## WHAT THIS TASK INVOLVES
Starting at the first line of the listing below, repeat each line up to and including the one containing "import plotly.graph_objects as go". Leave out pictures.

## DATASET CONTENT
○ ○ ○ ○
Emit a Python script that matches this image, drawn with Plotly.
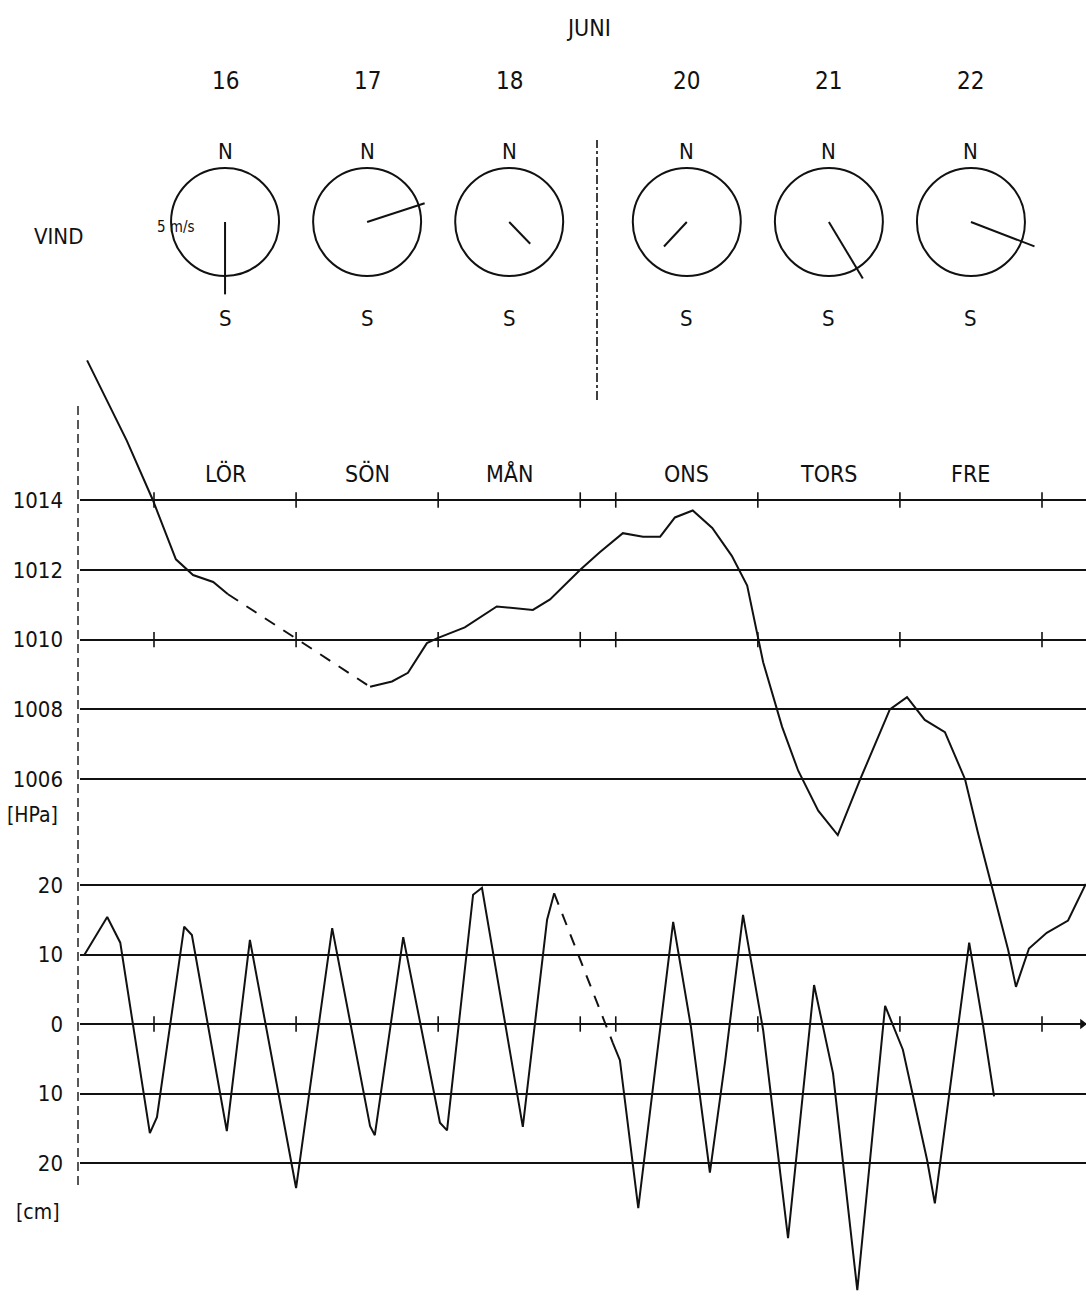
import math
import plotly.graph_objects as go

# ---------------- data ----------------
month_label = "JUNI"
dates = ["16", "17", "18", "20", "21", "22"]
day_names = ["LÖR", "SÖN", "MÅN", "ONS", "TORS", "FRE"]
day_start_h = [0, 24, 48, 78, 102, 126]          # chart hours (Tuesday 19 omitted)
day_bounds_h = [0, 24, 48, 72, 78, 102, 126, 150]

wind_dir_deg = [180, 72, 136, 223, 149, 111]       # direction of drawn vector (deg from N)
wind_speed = [6.7, 5.6, 2.8, 3.1, 6.1, 6.3]         # m/s (circle = 5 m/s)
wind_ref_speed = 5

p_hours = [-11.3, -4.6, -0.2, 3.7, 6.6, 10.0, 12.5, 36.5, 40.2, 42.9, 46.1, 48.0, 52.5, 57.9, 64.0,
           66.9, 72.0, 75.3, 79.2, 82.6, 85.5, 88.0, 91.0, 94.3, 97.6, 100.2, 102.9, 106.1, 108.8,
           112.2, 115.5, 119.3, 124.3, 127.2, 130.2, 133.6, 137.0, 139.2, 144.3, 145.6, 147.8,
           150.8, 154.4, 157.4]
p_vals = [1018.0, 1015.7, 1014.0, 1012.3, 1011.85, 1011.65, 1011.3, 1008.65, 1008.8, 1009.05,
          1009.9, 1010.05, 1010.35, 1010.95, 1010.85, 1011.15, 1012.0, 1012.5, 1013.05, 1012.95,
          1012.95, 1013.5, 1013.7, 1013.2, 1012.4, 1011.55, 1009.35, 1007.5, 1006.25, 1005.1,
          1004.4, 1006.0, 1008.0, 1008.35, 1007.7, 1007.35, 1006.0, 1004.45, 1001.1, 1000.05,
          1001.15, 1001.6, 1001.95, 1003.0]
p_gap = 6   # segment p[6]..p[7] drawn dashed

w_hours = [-11.8, -7.9, -5.7, -0.7, 0.5, 5.1, 6.4, 12.3, 16.2, 24.0, 30.1, 36.5, 37.3, 42.1, 48.3,
           49.5, 53.9, 55.4, 62.3, 66.4, 67.6, 77.5, 78.7, 81.8, 87.7, 90.7, 93.9, 96.5, 99.5,
           102.9, 107.1, 111.5, 112.8, 114.7, 118.8, 123.5, 126.5, 130.6, 131.9, 137.7, 140.0, 141.9]
w_vals = [9.9, 15.4, 11.7, -15.7, -13.4, 14.0, 12.8, -15.4, 12.1, -23.6, 13.8, -14.7, -16.0, 12.5,
          -14.2, -15.3, 18.6, 19.6, -14.8, 15.0, 18.8, -2.7, -5.2, -26.5, 14.7, -0.4, -21.4, -5.2,
          15.7, -0.9, -30.8, 5.6, 0.3, -7.1, -38.3, 2.6, -3.7, -19.6, -25.8, 11.7, 0.1, -10.4]
w_gap = 20  # segment w[20]..w[21] drawn dashed

p_ticks = [1006, 1008, 1010, 1012, 1014]
w_ticks = [-20, -10, 0, 10, 20]
w_ticktext = ["20", "10", "0", "10", "20"]

# ---------------- figure geometry ----------------
W, H = 1086, 1296
L = 80
PX_PER_H = 5.92
X0 = 154  # pixel of hour 0
x_range = [(L - X0) / PX_PER_H, (W - X0) / PX_PER_H]
split = 340 / H
P_PX = 34.9
p_range = [1014 - (H - 500) / P_PX, 1014 + (500 - 340) / P_PX]
W_PX = 6.95
w_range = [-(H - 1024) / W_PX, (1024 - 340) / W_PX]
R_PX = 54
WIND_PX = R_PX / wind_ref_speed
wind_range = [-(340 - 222) / WIND_PX, 222 / WIND_PX]
h_per_ms = WIND_PX / PX_PER_H

FONT = "DejaVu Sans Condensed, Liberation Sans Narrow, Roboto, sans-serif"
INK = "#111111"


def f(size):
    return dict(family=FONT, size=size, color=INK)


fig = go.Figure()

# pressure curve
fig.add_trace(go.Scatter(x=p_hours[:p_gap + 1], y=p_vals[:p_gap + 1], mode="lines",
                         line=dict(color=INK, width=2), yaxis="y", showlegend=False))
fig.add_trace(go.Scatter(x=p_hours[p_gap:p_gap + 2], y=p_vals[p_gap:p_gap + 2], mode="lines",
                         line=dict(color=INK, width=2, dash="12px,10px"), yaxis="y", showlegend=False))
fig.add_trace(go.Scatter(x=p_hours[p_gap + 1:], y=p_vals[p_gap + 1:], mode="lines",
                         line=dict(color=INK, width=2), yaxis="y", showlegend=False))

# water level curve
fig.add_trace(go.Scatter(x=w_hours[:w_gap + 1], y=w_vals[:w_gap + 1], mode="lines",
                         line=dict(color=INK, width=2), yaxis="y2", showlegend=False))
fig.add_trace(go.Scatter(x=w_hours[w_gap:w_gap + 2], y=w_vals[w_gap:w_gap + 2], mode="lines",
                         line=dict(color=INK, width=2, dash="12px,10px"), yaxis="y2", showlegend=False))
fig.add_trace(go.Scatter(x=w_hours[w_gap + 1:], y=w_vals[w_gap + 1:], mode="lines",
                         line=dict(color=INK, width=2), yaxis="y2", showlegend=False))

# day boundary tick marks
tick_marker = dict(symbol="line-ns", size=11, line=dict(color=INK, width=1.6))
for lvl in (1014, 1010):
    fig.add_trace(go.Scatter(x=day_bounds_h, y=[lvl] * len(day_bounds_h), mode="markers",
                             marker=tick_marker, yaxis="y", showlegend=False, cliponaxis=False))
fig.add_trace(go.Scatter(x=day_bounds_h, y=[0] * len(day_bounds_h), mode="markers",
                         marker=tick_marker, yaxis="y2", showlegend=False, cliponaxis=False))
fig.add_trace(go.Scatter(x=[x_range[1] - 0.6], y=[0], mode="markers",
                         marker=dict(symbol="triangle-right", size=9, color=INK),
                         yaxis="y2", showlegend=False, cliponaxis=False))

# wind vectors
centers = [s + 12 for s in day_start_h]
vx, vy = [], []
for c, d, s in zip(centers, wind_dir_deg, wind_speed):
    rad = math.radians(d)
    vx += [c, c + s * math.sin(rad) * h_per_ms, None]
    vy += [0, s * math.cos(rad), None]
fig.add_trace(go.Scatter(x=vx, y=vy, mode="lines", line=dict(color=INK, width=2),
                         yaxis="y3", showlegend=False, cliponaxis=False))

shapes = []
for c in centers:
    shapes.append(dict(type="circle", xref="x", yref="y3", xsizemode="pixel", ysizemode="pixel",
                       xanchor=c, yanchor=0, x0=-R_PX, x1=R_PX, y0=-R_PX, y1=R_PX,
                       line=dict(color=INK, width=2)))
# divider between 18 and 20 June
div_h = (597 - X0) / PX_PER_H
shapes.append(dict(type="line", xref="x", yref="paper", x0=div_h, x1=div_h,
                   y0=1 - 400 / H, y1=1 - 140 / H, line=dict(color=INK, width=1.6, dash="dashdot")))
# left axis line
shapes.append(dict(type="line", xref="paper", yref="paper", x0=-2 / (W - L), x1=-2 / (W - L),
                   y0=1 - 1185 / H, y1=1 - 405 / H, line=dict(color=INK, width=1.4, dash="9px,5px")))

ann = []
ann.append(dict(x=(588 - X0) / PX_PER_H, y=18.0, xref="x", yref="y3", text=month_label,
                showarrow=False, font=f(23)))
for c, dt, dn in zip(centers, dates, day_names):
    ann.append(dict(x=c, y=13.1, xref="x", yref="y3", text=dt, showarrow=False, font=f(24)))
    ann.append(dict(x=c, y=6.5, xref="x", yref="y3", text="N", showarrow=False, font=f(22)))
    ann.append(dict(x=c, y=-8.9, xref="x", yref="y3", text="S", showarrow=False, font=f(22)))
    ann.append(dict(x=c, y=1014.75, xref="x", yref="y", text=dn, showarrow=False, font=f(23)))
ann.append(dict(x=(58 - L) / (W - L), y=1 - 222 / H, xref="paper", yref="paper", text="VIND",
                xanchor="center", showarrow=False, font=f(22)))
ann.append(dict(x=(176 - X0) / PX_PER_H, y=-0.5, xref="x", yref="y3", text="5 m/s",
                xanchor="center", showarrow=False, font=f(15)))
ann.append(dict(x=(32 - L) / (W - L), y=1 - 815 / H, xref="paper", yref="paper", text="[HPa]",
                xanchor="center", showarrow=False, font=f(21)))
ann.append(dict(x=(38 - L) / (W - L), y=1 - 1226 / H, xref="paper", yref="paper", text="[cm]",
                xanchor="center", showarrow=False, font=f(21)))

grid = dict(showgrid=True, gridcolor=INK, gridwidth=1.5, zeroline=False, showline=False,
            ticks="", ticklabelstandoff=16, tickfont=f(22), fixedrange=True)

fig.update_layout(
    width=W, height=H, margin=dict(l=L, r=0, t=0, b=0),
    paper_bgcolor="white", plot_bgcolor="white", showlegend=False,
    shapes=shapes, annotations=ann,
    xaxis=dict(range=x_range, visible=False, domain=[0, 1], fixedrange=True),
    yaxis=dict(domain=[0, 1 - split], range=p_range, tickvals=p_ticks, **grid),
    yaxis2=dict(domain=[0, 1 - split], range=w_range, overlaying="y", side="left",
                tickvals=w_ticks, ticktext=w_ticktext, **grid),
    yaxis3=dict(domain=[1 - split, 1], range=wind_range, visible=False, anchor="x"),
)

fig.write_html("out.html", config={"displayModeBar": False},
               post_script="document.body.style.margin='0';document.body.style.overflow='hidden';")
○ ○ ○ ○
## PROBLEM SOLUTION
Emit a Python script that matches this image, drawn with Plotly.
import math
import plotly.graph_objects as go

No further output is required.